■ Stated problem
Take the lines from the head of the listing through the one bearing "2.0, 2.2, 2.5, 3.0, 4.0, 5.3, 6.4, 8.2, 11.3, 19.2, 22.4];" and copy them exactly, leaving every picture out.

━━━

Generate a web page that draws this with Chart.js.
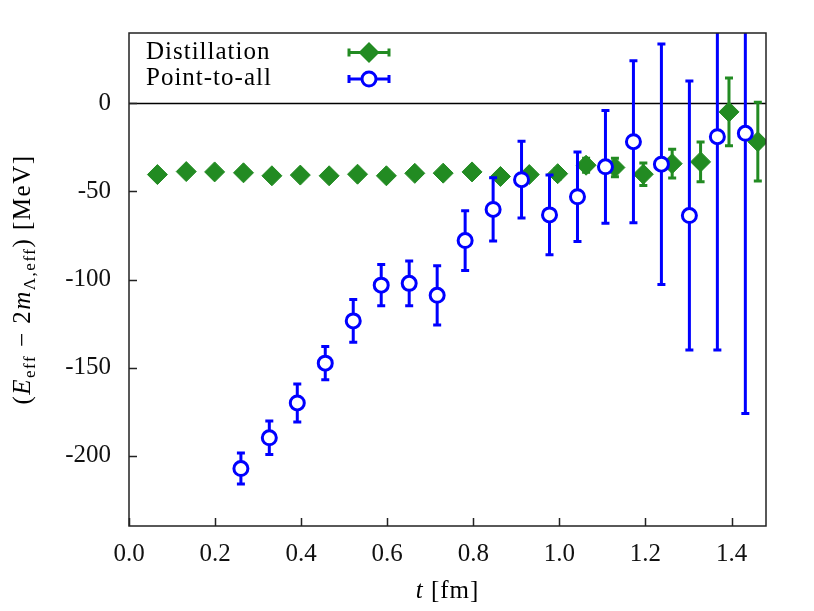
<!DOCTYPE html>
<html>
<head>
<meta charset="utf-8">
<script src="https://cdn.jsdelivr.net/npm/chart.js@4"></script>
<style>
  html, body { margin: 0; padding: 0; background: #fff; }
  canvas { display: block; }
</style>
</head>
<body>
<canvas id="c" width="814" height="611"></canvas>
<script>
// ---- data ----
const distT   = [0.066, 0.133, 0.199, 0.266, 0.332, 0.398, 0.465, 0.531, 0.598, 0.664, 0.730,
                 0.797, 0.863, 0.930, 0.996, 1.062, 1.129, 1.195, 1.262, 1.328, 1.394, 1.461];
const distE   = [-40.4, -38.7, -38.9, -39.4, -41.1, -40.7, -41.1, -40.2, -41.1, -39.7, -39.6,
                 -38.9, -41.5, -40.4, -39.9, -35.1, -36.4, -40.2, -34.2, -33.2, -4.8, -21.7];
const distErr = [0.5, 0.6, 0.7, 0.8, 0.9, 1.0, 1.1, 1.2, 1.4, 1.6, 1.8,
                 2.0, 2.2, 2.5, 3.0, 4.0, 5.3, 6.4, 8.2, 11.3, 19.2, 22.4];

const p2aT    = [0.260, 0.326, 0.391, 0.456, 0.521, 0.586, 0.651, 0.716, 0.781, 0.846,
                 0.912, 0.977, 1.042, 1.107, 1.172, 1.237, 1.302, 1.367, 1.432];
const p2aE    = [-207.4, -189.9, -170.1, -147.5, -123.5, -103.2, -102.2, -109.0, -77.9, -60.2,
                 -43.3, -63.3, -53.0, -36.0, -21.7, -34.5, -63.7, -18.9, -17.0];
const p2aErr  = [8.8, 9.5, 10.8, 9.5, 12.2, 11.7, 12.7, 16.8, 17.0, 18.0,
                 21.8, 22.6, 25.4, 32.0, 46.0, 68.3, 76.4, 121.2, 159.1];

const xTicks = [0.0, 0.2, 0.4, 0.6, 0.8, 1.0, 1.2, 1.4];
const yTicks = [-200, -150, -100, -50, 0];
const seriesNames = ['Distillation', 'Point-to-all'];

const GREEN = '#228b22';
const BLUE = '#0000ff';
const AXIS = '#222222';
const FONT = '"Liberation Serif", "Times New Roman", serif';
const FS = 25;

const toPts = (xs, ys) => xs.map((x, i) => ({ x: x, y: ys[i] }));

const errorBars = {
  id: 'errorBars',
  beforeDatasetsDraw(chart) {
    const { ctx, chartArea: a, scales: { y } } = chart;
    ctx.save();
    ctx.strokeStyle = '#000';
    ctx.lineWidth = 1.5;
    const y0 = Math.round(y.getPixelForValue(0)) + 0.5;
    ctx.beginPath();
    ctx.moveTo(a.left, y0);
    ctx.lineTo(a.right, y0);
    ctx.stroke();
    ctx.restore();
  },
  beforeDatasetDraw(chart, args) {
    const ds = chart.data.datasets[args.index];
    const errs = ds.errors;
    if (!errs) return;
    const { ctx, chartArea: a, scales: { x, y } } = chart;
    ctx.save();
    ctx.beginPath();
    ctx.rect(a.left, a.top, a.right - a.left, a.bottom - a.top);
    ctx.clip();
    ctx.strokeStyle = ds.pointBorderColor;
    ctx.lineWidth = 3;
    ctx.lineCap = 'butt';
    ds.data.forEach((p, i) => {
      const px = x.getPixelForValue(p.x);
      const y1 = y.getPixelForValue(p.y + errs[i]);
      const y2 = y.getPixelForValue(p.y - errs[i]);
      ctx.beginPath();
      ctx.moveTo(px, y1); ctx.lineTo(px, y2);
      ctx.moveTo(px - 4, y1); ctx.lineTo(px + 4, y1);
      ctx.moveTo(px - 4, y2); ctx.lineTo(px + 4, y2);
      ctx.stroke();
    });
    ctx.restore();
  },
  afterDatasetsDraw(chart) {
    const { ctx, chartArea: a, scales: { x, y } } = chart;
    ctx.save();
    ctx.strokeStyle = AXIS;
    ctx.lineWidth = 1.5;
    ctx.strokeRect(a.left, a.top, a.right - a.left, a.bottom - a.top);
    ctx.beginPath();
    xTicks.forEach(v => {
      const px = Math.round(x.getPixelForValue(v)) + 0.5;
      ctx.moveTo(px, a.bottom); ctx.lineTo(px, a.bottom - 8);
    });
    yTicks.forEach(v => {
      const py = Math.round(y.getPixelForValue(v)) + 0.5;
      ctx.moveTo(a.left, py); ctx.lineTo(a.left + 8, py);
    });
    ctx.stroke();
    ctx.restore();
  },
  afterDraw(chart) {
    const { ctx, chartArea: a } = chart;
    ctx.save();
    ctx.fillStyle = '#000';
    // legend
    ctx.font = FS + 'px ' + FONT;
    ctx.letterSpacing = '1px';
    ctx.textBaseline = 'alphabetic';
    ctx.textAlign = 'left';
    ctx.fillText(seriesNames[0], 146, 59);
    ctx.fillText(seriesNames[1], 146, 85);
    ctx.letterSpacing = '0px';
    const drawSample = (yy, color, kind) => {
      ctx.strokeStyle = color;
      ctx.lineWidth = 3;
      ctx.beginPath();
      ctx.moveTo(349, yy); ctx.lineTo(389, yy);
      ctx.moveTo(349, yy - 4); ctx.lineTo(349, yy + 4);
      ctx.moveTo(389, yy - 4); ctx.lineTo(389, yy + 4);
      ctx.stroke();
      ctx.beginPath();
      if (kind === 'diamond') {
        ctx.fillStyle = color;
        ctx.moveTo(369, yy - 10.5); ctx.lineTo(379.5, yy); ctx.lineTo(369, yy + 10.5); ctx.lineTo(358.5, yy);
        ctx.closePath();
        ctx.fill();
      } else {
        ctx.fillStyle = '#fff';
        ctx.arc(369, yy, 7, 0, Math.PI * 2);
        ctx.fill();
        ctx.stroke();
      }
    };
    drawSample(52.5, GREEN, 'diamond');
    drawSample(79, BLUE, 'circle');

    // x title: t [fm]
    ctx.fillStyle = '#000';
    ctx.letterSpacing = '1px';
    const xt1 = 't', xt2 = ' [fm]';
    ctx.font = 'italic ' + FS + 'px ' + FONT;
    const w1 = ctx.measureText(xt1).width;
    ctx.font = FS + 'px ' + FONT;
    const w2 = ctx.measureText(xt2).width;
    const cx = (a.left + a.right) / 2;
    let sx = cx - (w1 + w2) / 2;
    ctx.font = 'italic ' + FS + 'px ' + FONT;
    ctx.fillText(xt1, sx, 598);
    ctx.font = FS + 'px ' + FONT;
    ctx.fillText(xt2, sx + w1, 598);

    // y title
    ctx.letterSpacing = '1.5px';
    const SUB = 17;
    const segs = [
      { t: '(', it: false, sub: false },
      { t: 'E', it: true, sub: false },
      { t: 'eff', it: false, sub: true },
      { t: ' \u2212 2', it: false, sub: false },
      { t: 'm', it: true, sub: false },
      { t: '\u039b,eff', it: false, sub: true },
      { t: ')', it: false, sub: false },
      { t: ' [MeV]', it: false, sub: false }
    ];
    const fontOf = s => (s.it ? 'italic ' : '') + (s.sub ? SUB : FS) + 'px ' + FONT;
    let total = 0;
    segs.forEach(s => { ctx.font = fontOf(s); s.w = ctx.measureText(s.t).width; total += s.w; });
    ctx.translate(30, (a.top + a.bottom) / 2);
    ctx.rotate(-Math.PI / 2);
    let px = -total / 2;
    segs.forEach(s => {
      ctx.font = fontOf(s);
      ctx.fillText(s.t, px, s.sub ? 5 : 0);
      px += s.w;
    });
    ctx.restore();
  }
};

new Chart(document.getElementById('c'), {
  type: 'scatter',
  data: {
    datasets: [
      {
        label: seriesNames[1],
        data: toPts(p2aT, p2aE),
        errors: p2aErr,
        showLine: false,
        pointStyle: 'circle',
        pointRadius: 7,
        pointBorderWidth: 3,
        pointBorderColor: BLUE,
        pointBackgroundColor: '#ffffff',
        borderColor: BLUE,
        backgroundColor: '#ffffff'
      },
      {
        label: seriesNames[0],
        data: toPts(distT, distE),
        errors: distErr,
        showLine: false,
        pointStyle: 'rectRot',
        pointRadius: 10,
        pointBorderWidth: 1,
        pointBorderColor: GREEN,
        pointBackgroundColor: GREEN,
        borderColor: GREEN,
        backgroundColor: GREEN
      }
    ]
  },
  options: {
    responsive: false,
    animation: false,
    events: [],
    layout: { padding: { left: 0, right: 48, top: 32, bottom: 35 } },
    plugins: { legend: { display: false }, tooltip: { enabled: false }, title: { display: false } },
    scales: {
      x: {
        type: 'linear',
        min: 0,
        max: 1.48,
        afterBuildTicks: s => { s.ticks = xTicks.map(v => ({ value: v })); },
        afterFit: s => { s.height = 50; },
        grid: { display: false, drawTicks: false },
        border: { display: false },
        ticks: {
          padding: 13,
          autoSkip: false,
          maxRotation: 0,
          color: '#111',
          font: { family: FONT, size: FS },
          callback: v => Number(v).toFixed(1)
        }
      },
      y: {
        type: 'linear',
        min: -240,
        max: 40,
        afterBuildTicks: s => { s.ticks = yTicks.map(v => ({ value: v })); },
        afterFit: s => { s.width = 129; },
        grid: { display: false, drawTicks: false },
        border: { display: false },
        ticks: {
          padding: 18,
          autoSkip: false,
          color: '#111',
          font: { family: FONT, size: FS },
          callback: v => String(v)
        }
      }
    }
  },
  plugins: [errorBars]
});
</script>
</body>
</html>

━━━

■ Expected answer
Generate a web page that draws this with Chart.js.
<!DOCTYPE html>
<html>
<head>
<meta charset="utf-8">
<script src="https://cdn.jsdelivr.net/npm/chart.js@4"></script>
<style>
  html, body { margin: 0; padding: 0; background: #fff; }
  canvas { display: block; }
</style>
</head>
<body>
<canvas id="c" width="814" height="611"></canvas>
<script>
// ---- data ----
const distT   = [0.066, 0.133, 0.199, 0.266, 0.332, 0.398, 0.465, 0.531, 0.598, 0.664, 0.730,
                 0.797, 0.863, 0.930, 0.996, 1.062, 1.129, 1.195, 1.262, 1.328, 1.394, 1.461];
const distE   = [-40.4, -38.7, -38.9, -39.4, -41.1, -40.7, -41.1, -40.2, -41.1, -39.7, -39.6,
                 -38.9, -41.5, -40.4, -39.9, -35.1, -36.4, -40.2, -34.2, -33.2, -4.8, -21.7];
const distErr = [0.5, 0.6, 0.7, 0.8, 0.9, 1.0, 1.1, 1.2, 1.4, 1.6, 1.8,
                 2.0, 2.2, 2.5, 3.0, 4.0, 5.3, 6.4, 8.2, 11.3, 19.2, 22.4];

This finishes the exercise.